### WHAT IS ASKED
Make an exact transcription of the material, leaving out all images.

### RECORDED DATA
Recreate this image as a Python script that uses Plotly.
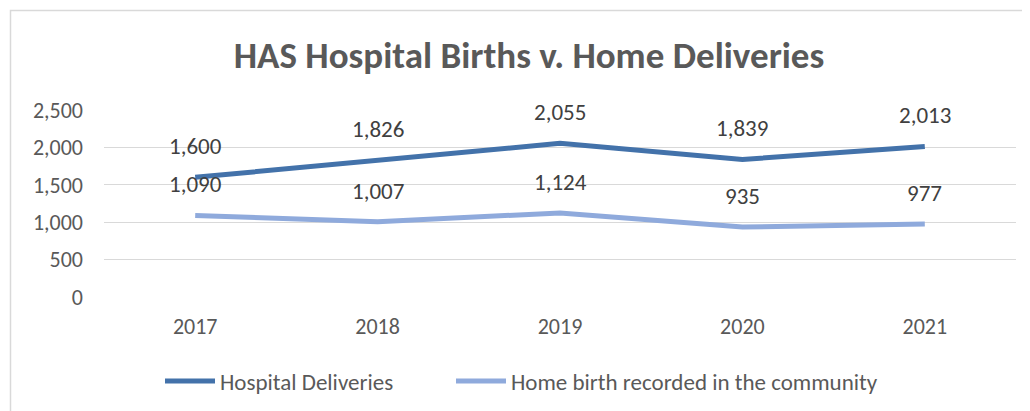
import plotly.graph_objects as go

years = ["2017", "2018", "2019", "2020", "2021"]
hospital = [1600, 1826, 2055, 1839, 2013]
home = [1090, 1007, 1124, 935, 977]
series_names = ["Hospital Deliveries", "Home birth recorded in the community"]
colors = ["#4372AA", "#8FAADC"]
y_ticks = [0, 500, 1000, 1500, 2000, 2500]

FONT = "Carlito, Lato, Liberation Sans, sans-serif"

# page has an 8px body margin; target pixel positions are in viewport coords
OFF = 8

fig = go.Figure()
for name, vals, col, lg in zip(series_names, [hospital, home], colors, ["legend", "legend2"]):
    fig.add_trace(go.Scatter(x=years, y=vals, mode="lines", name=name, legend=lg,
                             line=dict(color=col, width=5)))

annotations = []
for vals in [hospital, home]:
    for i, v in enumerate(vals):
        annotations.append(dict(x=i, y=v, xref="x", yref="y", text=f"{v:,}", showarrow=False,
                                yshift=31, font=dict(family=FONT, size=23, color="#404040")))

W, H = 1030, 411
L = 104 - OFF
T = 110 - OFF
R = W - (1016 - OFF)
B = H - (297 - OFF)
pw = W - L - R
ph = H - T - B

def px_to_paper_x(px):
    return (px - OFF - L) / pw

def px_to_paper_y(py):
    return (H - B - (py - OFF)) / ph

legend_common = dict(orientation="h", xanchor="left", yanchor="middle",
                     y=px_to_paper_y(381), itemwidth=50,
                     font=dict(family=FONT, size=23, color="#595959"))

fig.update_layout(
    width=W, height=H, autosize=False,
    margin=dict(l=L, r=R, t=T, b=B, autoexpand=False),
    paper_bgcolor="white", plot_bgcolor="white",
    title=dict(text="<b>HAS Hospital Births v. Home Deliveries</b>",
               x=(529 - OFF) / W, xanchor="center", y=1 - (55 - OFF) / H, yanchor="middle",
               font=dict(family=FONT, size=37, color="#595959")),
    xaxis=dict(type="category", range=[-0.5, 4.5], showgrid=False, showline=False,
               ticks="", ticklabelstandoff=14,
               tickfont=dict(family=FONT, size=22, color="#595959")),
    yaxis=dict(range=[0, 2500], tickvals=y_ticks, tickformat=",d",
               showgrid=True, gridcolor="#D9D9D9", gridwidth=1,
               zeroline=False, showline=False, ticks="", ticklabelstandoff=20,
               tickfont=dict(family=FONT, size=22, color="#595959")),
    showlegend=True,
    legend=dict(x=px_to_paper_x(160), **legend_common),
    legend2=dict(x=px_to_paper_x(451), **legend_common),
    annotations=annotations,
    shapes=[dict(type="rect", xref="paper", yref="paper",
                 x0=px_to_paper_x(10.5), x1=px_to_paper_x(1045),
                 y0=px_to_paper_y(430), y1=px_to_paper_y(10.5),
                 line=dict(color="#D9D9D9", width=1.5), fillcolor="rgba(0,0,0,0)",
                 layer="below")],
)

fig.write_html("out.html")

### TASK SOLUTION
Recreate this image as a Python script that uses Plotly.
import plotly.graph_objects as go

years = ["2017", "2018", "2019", "2020", "2021"]
hospital = [1600, 1826, 2055, 1839, 2013]
home = [1090, 1007, 1124, 935, 977]
series_names = ["Hospital Deliveries", "Home birth recorded in the community"]
colors = ["#4372AA", "#8FAADC"]
y_ticks = [0, 500, 1000, 1500, 2000, 2500]

FONT = "Carlito, Lato, Liberation Sans, sans-serif"

# page has an 8px body margin; target pixel positions are in viewport coords
OFF = 8

fig = go.Figure()
for name, vals, col, lg in zip(series_names, [hospital, home], colors, ["legend", "legend2"]):
    fig.add_trace(go.Scatter(x=years, y=vals, mode="lines", name=name, legend=lg,
                             line=dict(color=col, width=5)))

annotations = []
for vals in [hospital, home]:
    for i, v in enumerate(vals):
        annotations.append(dict(x=i, y=v, xref="x", yref="y", text=f"{v:,}", showarrow=False,
                                yshift=31, font=dict(family=FONT, size=23, color="#404040")))

W, H = 1030, 411
L = 104 - OFF
T = 110 - OFF
R = W - (1016 - OFF)
B = H - (297 - OFF)
pw = W - L - R
ph = H - T - B

def px_to_paper_x(px):
    return (px - OFF - L) / pw

def px_to_paper_y(py):
    return (H - B - (py - OFF)) / ph

legend_common = dict(orientation="h", xanchor="left", yanchor="middle",
                     y=px_to_paper_y(381), itemwidth=50,
                     font=dict(family=FONT, size=23, color="#595959"))

fig.update_layout(
    width=W, height=H, autosize=False,
    margin=dict(l=L, r=R, t=T, b=B, autoexpand=False),
    paper_bgcolor="white", plot_bgcolor="white",
    title=dict(text="<b>HAS Hospital Births v. Home Deliveries</b>",
               x=(529 - OFF) / W, xanchor="center", y=1 - (55 - OFF) / H, yanchor="middle",
               font=dict(family=FONT, size=37, color="#595959")),
    xaxis=dict(type="category", range=[-0.5, 4.5], showgrid=False, showline=False,
               ticks="", ticklabelstandoff=14,
               tickfont=dict(family=FONT, size=22, color="#595959")),
    yaxis=dict(range=[0, 2500], tickvals=y_ticks, tickformat=",d",
               showgrid=True, gridcolor="#D9D9D9", gridwidth=1,
               zeroline=False, showline=False, ticks="", ticklabelstandoff=20,
               tickfont=dict(family=FONT, size=22, color="#595959")),
    showlegend=True,
    legend=dict(x=px_to_paper_x(160), **legend_common),
    legend2=dict(x=px_to_paper_x(451), **legend_common),
    annotations=annotations,
    shapes=[dict(type="rect", xref="paper", yref="paper",
                 x0=px_to_paper_x(10.5), x1=px_to_paper_x(1045),
                 y0=px_to_paper_y(430), y1=px_to_paper_y(10.5),
                 line=dict(color="#D9D9D9", width=1.5), fillcolor="rgba(0,0,0,0)",
                 layer="below")],
)

fig.write_html("out.html")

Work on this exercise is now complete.